▶ [Provided entries]:
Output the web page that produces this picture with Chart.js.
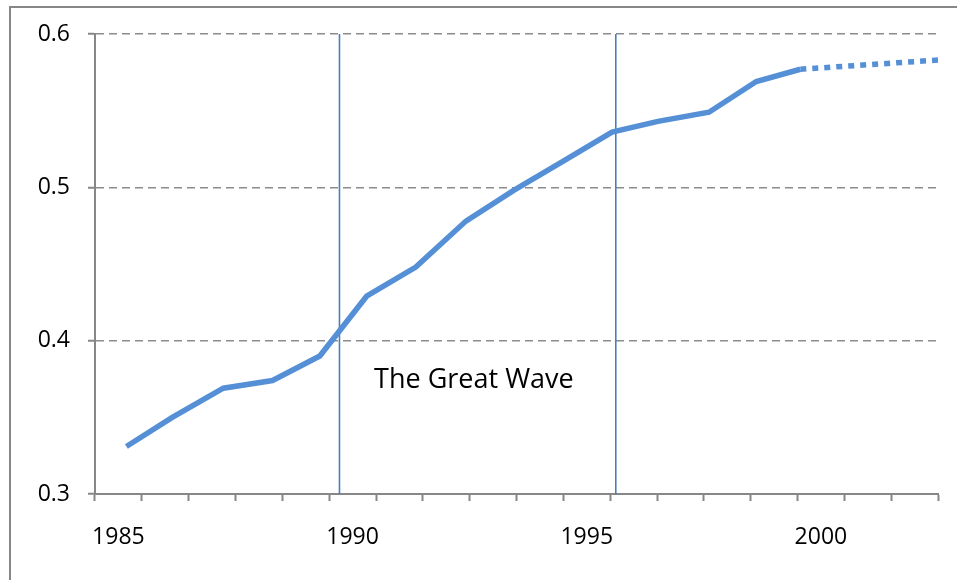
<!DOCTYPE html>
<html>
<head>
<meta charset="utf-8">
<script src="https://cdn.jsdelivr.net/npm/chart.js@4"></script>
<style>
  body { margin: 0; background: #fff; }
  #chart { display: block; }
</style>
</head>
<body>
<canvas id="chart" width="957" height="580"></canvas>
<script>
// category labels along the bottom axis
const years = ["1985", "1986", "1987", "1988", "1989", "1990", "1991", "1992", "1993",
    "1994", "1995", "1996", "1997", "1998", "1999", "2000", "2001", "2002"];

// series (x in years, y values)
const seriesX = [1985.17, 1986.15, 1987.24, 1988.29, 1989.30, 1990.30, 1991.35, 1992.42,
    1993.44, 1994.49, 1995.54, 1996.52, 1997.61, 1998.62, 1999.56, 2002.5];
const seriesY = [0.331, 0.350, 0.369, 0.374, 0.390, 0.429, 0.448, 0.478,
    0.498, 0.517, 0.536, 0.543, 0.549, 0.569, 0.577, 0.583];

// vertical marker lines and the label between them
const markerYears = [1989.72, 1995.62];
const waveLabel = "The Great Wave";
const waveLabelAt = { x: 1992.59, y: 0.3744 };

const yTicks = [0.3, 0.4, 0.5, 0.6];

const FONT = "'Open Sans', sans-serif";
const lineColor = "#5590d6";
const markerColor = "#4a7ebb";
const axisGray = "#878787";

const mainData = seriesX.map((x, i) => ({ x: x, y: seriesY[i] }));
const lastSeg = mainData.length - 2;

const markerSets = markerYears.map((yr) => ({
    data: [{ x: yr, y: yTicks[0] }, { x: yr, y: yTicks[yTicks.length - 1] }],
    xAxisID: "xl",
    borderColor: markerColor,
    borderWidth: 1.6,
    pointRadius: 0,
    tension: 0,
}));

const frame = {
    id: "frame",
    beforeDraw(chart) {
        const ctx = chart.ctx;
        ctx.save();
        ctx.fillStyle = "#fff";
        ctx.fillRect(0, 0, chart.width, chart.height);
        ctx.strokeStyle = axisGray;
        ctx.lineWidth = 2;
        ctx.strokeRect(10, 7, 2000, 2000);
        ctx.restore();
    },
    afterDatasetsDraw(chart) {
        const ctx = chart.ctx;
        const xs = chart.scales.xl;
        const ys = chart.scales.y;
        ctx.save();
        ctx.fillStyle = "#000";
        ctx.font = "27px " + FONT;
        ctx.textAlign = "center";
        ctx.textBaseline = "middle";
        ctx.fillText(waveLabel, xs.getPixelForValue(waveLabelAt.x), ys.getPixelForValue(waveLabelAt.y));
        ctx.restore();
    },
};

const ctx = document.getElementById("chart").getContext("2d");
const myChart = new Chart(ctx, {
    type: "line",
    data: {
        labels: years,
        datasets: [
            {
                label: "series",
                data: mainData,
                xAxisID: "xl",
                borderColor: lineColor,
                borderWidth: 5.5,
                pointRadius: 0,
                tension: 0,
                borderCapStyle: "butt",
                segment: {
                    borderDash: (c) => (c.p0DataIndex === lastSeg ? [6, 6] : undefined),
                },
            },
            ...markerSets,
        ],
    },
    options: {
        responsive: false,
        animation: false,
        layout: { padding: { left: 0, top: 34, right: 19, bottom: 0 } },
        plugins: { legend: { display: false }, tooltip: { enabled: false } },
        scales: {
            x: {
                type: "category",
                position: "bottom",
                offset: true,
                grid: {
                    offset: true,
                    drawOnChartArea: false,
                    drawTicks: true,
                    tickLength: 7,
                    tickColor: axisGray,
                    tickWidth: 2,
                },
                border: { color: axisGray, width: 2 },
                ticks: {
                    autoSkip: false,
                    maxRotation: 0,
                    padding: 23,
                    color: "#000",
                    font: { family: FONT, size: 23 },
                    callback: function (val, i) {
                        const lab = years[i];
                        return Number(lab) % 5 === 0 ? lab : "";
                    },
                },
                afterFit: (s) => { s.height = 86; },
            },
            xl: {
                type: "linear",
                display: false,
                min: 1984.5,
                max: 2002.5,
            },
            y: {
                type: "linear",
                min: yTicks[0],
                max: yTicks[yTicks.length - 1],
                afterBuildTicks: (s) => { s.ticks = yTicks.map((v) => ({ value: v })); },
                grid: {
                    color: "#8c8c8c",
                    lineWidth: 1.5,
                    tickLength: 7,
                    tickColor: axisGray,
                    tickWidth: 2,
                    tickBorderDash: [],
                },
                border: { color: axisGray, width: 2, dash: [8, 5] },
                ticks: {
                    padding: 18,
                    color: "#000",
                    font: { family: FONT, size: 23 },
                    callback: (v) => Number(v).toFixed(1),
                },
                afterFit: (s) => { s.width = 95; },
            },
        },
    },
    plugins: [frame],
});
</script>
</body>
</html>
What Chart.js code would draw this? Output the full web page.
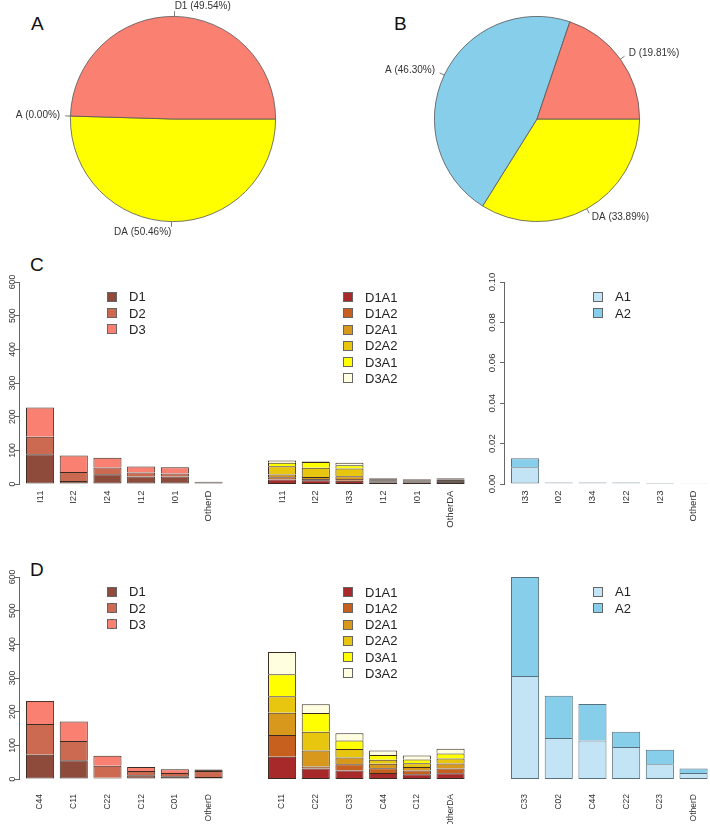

▶ [Given request]:
Identify the lines in the entries that hold "picture" and return each one.

▶ [The completed task]:
Output the web page that produces this picture with Chart.js.

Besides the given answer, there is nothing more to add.